• [Work to be completed]: All lines from the beginning of the listing through the line with "import matplotlib.pyplot as plt" are to be copied word for word; the pictures are not.

Start Collected material

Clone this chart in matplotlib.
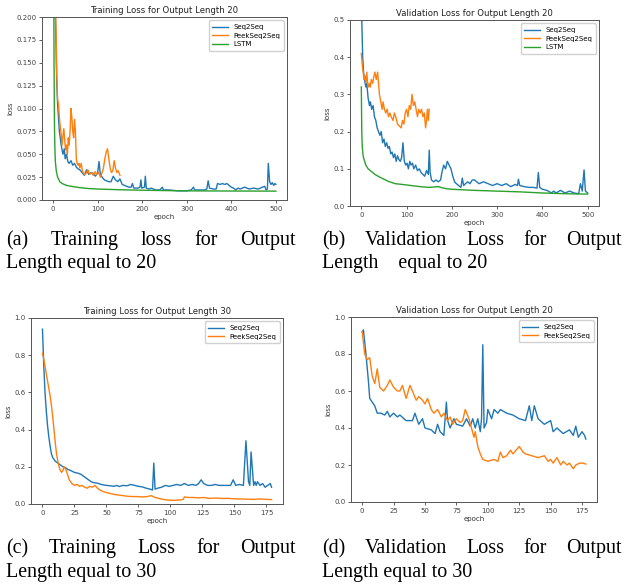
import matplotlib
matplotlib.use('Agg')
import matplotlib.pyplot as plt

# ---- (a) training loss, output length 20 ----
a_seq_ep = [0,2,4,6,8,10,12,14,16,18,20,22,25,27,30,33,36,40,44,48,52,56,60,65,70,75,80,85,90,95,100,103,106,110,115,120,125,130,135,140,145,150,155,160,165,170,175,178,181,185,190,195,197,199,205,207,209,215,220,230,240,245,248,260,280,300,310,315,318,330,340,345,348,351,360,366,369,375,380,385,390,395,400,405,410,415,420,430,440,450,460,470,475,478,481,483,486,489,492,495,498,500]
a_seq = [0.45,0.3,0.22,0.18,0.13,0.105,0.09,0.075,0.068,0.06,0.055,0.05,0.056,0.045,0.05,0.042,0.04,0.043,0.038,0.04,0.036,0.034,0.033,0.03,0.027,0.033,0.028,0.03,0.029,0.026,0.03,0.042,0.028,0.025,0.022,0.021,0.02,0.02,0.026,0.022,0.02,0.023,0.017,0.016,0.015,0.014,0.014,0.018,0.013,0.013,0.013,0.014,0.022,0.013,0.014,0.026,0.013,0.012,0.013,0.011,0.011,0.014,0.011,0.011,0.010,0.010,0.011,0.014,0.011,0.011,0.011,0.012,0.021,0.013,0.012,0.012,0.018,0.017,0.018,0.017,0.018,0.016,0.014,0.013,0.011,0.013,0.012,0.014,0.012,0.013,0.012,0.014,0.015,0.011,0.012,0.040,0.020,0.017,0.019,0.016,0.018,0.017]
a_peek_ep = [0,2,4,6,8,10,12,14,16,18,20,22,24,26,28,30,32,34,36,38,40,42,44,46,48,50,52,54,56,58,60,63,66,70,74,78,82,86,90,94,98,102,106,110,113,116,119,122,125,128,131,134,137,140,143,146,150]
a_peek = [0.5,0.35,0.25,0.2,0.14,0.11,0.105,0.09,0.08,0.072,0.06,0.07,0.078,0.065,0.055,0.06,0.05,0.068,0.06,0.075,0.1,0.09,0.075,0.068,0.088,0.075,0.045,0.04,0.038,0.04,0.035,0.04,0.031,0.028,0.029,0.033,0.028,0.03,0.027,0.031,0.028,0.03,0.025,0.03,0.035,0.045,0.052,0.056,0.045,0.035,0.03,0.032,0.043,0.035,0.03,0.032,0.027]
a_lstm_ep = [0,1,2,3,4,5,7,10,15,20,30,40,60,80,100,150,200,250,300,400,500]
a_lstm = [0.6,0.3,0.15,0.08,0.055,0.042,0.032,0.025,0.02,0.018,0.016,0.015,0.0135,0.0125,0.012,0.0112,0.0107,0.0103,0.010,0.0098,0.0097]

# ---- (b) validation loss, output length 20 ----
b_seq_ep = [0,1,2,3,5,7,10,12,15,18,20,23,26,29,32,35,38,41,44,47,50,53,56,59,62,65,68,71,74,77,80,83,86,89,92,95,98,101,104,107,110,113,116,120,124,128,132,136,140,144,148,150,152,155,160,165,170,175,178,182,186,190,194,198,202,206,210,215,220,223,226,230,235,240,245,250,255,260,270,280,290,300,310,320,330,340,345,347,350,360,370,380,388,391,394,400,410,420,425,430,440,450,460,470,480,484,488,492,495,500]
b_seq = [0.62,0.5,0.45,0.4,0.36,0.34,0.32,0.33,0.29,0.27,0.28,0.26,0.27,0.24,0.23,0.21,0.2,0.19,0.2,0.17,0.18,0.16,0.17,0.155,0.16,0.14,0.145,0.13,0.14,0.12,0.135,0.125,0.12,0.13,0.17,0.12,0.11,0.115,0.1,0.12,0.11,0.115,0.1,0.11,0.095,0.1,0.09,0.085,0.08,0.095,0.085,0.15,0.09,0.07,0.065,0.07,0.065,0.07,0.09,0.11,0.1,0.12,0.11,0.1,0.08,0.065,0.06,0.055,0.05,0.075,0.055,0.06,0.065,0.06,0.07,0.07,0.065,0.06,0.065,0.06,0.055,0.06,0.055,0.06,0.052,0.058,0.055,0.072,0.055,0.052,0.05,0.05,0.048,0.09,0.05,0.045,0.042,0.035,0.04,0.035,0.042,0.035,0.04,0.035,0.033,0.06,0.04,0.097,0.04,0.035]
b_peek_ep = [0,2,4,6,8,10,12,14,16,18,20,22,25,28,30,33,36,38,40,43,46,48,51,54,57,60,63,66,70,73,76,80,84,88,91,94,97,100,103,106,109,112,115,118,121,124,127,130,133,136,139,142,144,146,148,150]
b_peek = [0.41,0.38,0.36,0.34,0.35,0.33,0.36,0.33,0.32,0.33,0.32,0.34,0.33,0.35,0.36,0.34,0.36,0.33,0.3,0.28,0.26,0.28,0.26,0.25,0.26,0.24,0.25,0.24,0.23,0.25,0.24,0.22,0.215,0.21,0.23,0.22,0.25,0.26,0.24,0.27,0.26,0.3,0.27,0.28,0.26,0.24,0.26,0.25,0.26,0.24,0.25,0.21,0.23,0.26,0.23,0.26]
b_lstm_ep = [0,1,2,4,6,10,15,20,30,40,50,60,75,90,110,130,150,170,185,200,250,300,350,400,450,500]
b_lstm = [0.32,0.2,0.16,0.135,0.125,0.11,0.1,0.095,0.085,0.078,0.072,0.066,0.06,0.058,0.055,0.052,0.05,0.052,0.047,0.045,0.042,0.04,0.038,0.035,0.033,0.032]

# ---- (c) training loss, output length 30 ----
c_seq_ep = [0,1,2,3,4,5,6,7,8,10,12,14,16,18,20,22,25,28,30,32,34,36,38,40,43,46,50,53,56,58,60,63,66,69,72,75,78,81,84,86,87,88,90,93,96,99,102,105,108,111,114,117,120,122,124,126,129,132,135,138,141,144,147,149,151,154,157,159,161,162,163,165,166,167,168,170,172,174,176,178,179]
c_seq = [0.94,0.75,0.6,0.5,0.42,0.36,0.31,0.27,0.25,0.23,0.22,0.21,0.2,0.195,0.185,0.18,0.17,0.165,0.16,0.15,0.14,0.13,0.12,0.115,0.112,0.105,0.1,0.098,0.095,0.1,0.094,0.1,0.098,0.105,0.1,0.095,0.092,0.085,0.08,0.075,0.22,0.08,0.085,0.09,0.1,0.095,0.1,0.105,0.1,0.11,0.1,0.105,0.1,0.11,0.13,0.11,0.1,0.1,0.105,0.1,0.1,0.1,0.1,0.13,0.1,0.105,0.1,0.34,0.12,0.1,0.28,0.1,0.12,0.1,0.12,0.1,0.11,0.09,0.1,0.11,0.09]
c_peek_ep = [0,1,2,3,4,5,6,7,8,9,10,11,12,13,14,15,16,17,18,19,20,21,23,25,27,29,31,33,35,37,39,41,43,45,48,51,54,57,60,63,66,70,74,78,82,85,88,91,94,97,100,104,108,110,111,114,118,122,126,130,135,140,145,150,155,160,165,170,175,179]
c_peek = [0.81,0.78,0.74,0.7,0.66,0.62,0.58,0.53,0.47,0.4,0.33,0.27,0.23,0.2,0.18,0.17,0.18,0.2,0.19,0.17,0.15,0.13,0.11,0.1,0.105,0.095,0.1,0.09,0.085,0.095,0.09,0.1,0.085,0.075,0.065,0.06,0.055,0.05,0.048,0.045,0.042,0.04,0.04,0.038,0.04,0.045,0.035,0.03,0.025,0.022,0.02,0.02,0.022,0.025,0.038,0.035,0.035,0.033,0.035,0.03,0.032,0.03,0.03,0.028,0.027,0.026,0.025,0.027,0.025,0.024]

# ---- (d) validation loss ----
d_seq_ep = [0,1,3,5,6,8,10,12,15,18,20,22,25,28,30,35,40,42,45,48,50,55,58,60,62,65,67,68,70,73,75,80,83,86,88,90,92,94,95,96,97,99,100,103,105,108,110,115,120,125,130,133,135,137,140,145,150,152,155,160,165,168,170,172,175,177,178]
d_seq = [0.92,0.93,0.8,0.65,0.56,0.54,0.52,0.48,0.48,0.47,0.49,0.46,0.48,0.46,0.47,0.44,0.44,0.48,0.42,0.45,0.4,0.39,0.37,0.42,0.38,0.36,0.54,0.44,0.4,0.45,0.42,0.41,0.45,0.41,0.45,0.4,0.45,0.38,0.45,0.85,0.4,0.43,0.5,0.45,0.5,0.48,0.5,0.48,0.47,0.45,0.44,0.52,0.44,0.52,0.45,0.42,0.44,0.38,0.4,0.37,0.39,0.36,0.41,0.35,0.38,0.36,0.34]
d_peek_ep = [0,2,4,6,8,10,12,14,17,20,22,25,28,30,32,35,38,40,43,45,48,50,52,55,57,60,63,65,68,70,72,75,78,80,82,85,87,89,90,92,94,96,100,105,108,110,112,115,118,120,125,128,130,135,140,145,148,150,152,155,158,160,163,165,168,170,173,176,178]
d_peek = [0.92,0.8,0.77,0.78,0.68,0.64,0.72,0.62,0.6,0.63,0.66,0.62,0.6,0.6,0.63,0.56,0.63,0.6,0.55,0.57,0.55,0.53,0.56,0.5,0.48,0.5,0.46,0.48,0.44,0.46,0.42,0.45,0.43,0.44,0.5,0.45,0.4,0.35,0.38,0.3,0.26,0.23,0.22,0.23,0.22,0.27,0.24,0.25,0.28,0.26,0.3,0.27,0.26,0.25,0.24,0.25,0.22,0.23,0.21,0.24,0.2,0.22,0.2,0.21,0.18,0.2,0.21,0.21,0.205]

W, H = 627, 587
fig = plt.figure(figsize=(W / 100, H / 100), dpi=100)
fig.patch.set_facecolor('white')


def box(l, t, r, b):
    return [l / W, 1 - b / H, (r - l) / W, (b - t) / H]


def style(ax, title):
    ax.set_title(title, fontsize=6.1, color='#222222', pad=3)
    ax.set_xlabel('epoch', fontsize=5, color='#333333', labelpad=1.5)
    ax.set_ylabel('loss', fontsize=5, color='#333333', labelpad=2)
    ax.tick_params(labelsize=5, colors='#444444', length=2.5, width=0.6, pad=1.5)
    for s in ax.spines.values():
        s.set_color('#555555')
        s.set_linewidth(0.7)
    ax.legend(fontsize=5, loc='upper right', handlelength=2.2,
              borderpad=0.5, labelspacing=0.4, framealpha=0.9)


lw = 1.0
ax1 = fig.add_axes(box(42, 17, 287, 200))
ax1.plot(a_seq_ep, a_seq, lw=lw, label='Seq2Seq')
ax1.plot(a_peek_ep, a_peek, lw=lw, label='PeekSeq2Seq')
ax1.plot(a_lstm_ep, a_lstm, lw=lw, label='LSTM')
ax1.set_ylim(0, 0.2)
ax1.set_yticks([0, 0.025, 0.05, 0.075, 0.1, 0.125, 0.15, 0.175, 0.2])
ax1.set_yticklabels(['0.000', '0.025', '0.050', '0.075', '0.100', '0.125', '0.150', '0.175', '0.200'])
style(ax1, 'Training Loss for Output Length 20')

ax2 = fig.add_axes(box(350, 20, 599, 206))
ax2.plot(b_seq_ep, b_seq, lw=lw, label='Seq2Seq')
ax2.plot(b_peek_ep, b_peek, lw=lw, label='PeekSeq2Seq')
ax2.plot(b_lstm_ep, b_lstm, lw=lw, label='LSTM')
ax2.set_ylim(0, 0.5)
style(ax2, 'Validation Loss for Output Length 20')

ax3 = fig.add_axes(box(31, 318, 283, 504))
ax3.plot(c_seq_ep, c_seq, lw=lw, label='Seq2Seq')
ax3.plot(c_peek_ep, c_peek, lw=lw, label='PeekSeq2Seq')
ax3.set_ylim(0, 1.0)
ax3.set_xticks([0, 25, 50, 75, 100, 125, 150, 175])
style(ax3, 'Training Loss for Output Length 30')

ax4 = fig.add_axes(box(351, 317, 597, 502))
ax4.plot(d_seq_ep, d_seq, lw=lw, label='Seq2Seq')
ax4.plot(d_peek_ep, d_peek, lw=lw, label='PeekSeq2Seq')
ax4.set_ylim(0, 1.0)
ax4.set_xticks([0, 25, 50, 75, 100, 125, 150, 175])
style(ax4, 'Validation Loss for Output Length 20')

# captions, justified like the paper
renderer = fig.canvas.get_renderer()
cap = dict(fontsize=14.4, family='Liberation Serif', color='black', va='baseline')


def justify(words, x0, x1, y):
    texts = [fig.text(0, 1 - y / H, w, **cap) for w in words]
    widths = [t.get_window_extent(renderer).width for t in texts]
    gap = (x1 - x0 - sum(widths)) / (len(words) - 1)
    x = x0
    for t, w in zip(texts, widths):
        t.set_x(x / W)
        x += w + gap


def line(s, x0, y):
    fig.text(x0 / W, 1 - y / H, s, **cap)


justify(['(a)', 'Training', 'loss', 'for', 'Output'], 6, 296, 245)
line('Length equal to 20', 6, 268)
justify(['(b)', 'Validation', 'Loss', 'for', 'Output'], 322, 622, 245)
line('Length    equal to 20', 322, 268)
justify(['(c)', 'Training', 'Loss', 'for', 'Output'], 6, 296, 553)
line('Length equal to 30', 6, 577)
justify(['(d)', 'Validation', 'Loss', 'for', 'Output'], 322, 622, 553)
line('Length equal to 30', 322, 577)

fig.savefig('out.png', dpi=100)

End Collected material

• [Response for this exercise]:
Clone this chart in matplotlib.
import matplotlib
matplotlib.use('Agg')
import matplotlib.pyplot as plt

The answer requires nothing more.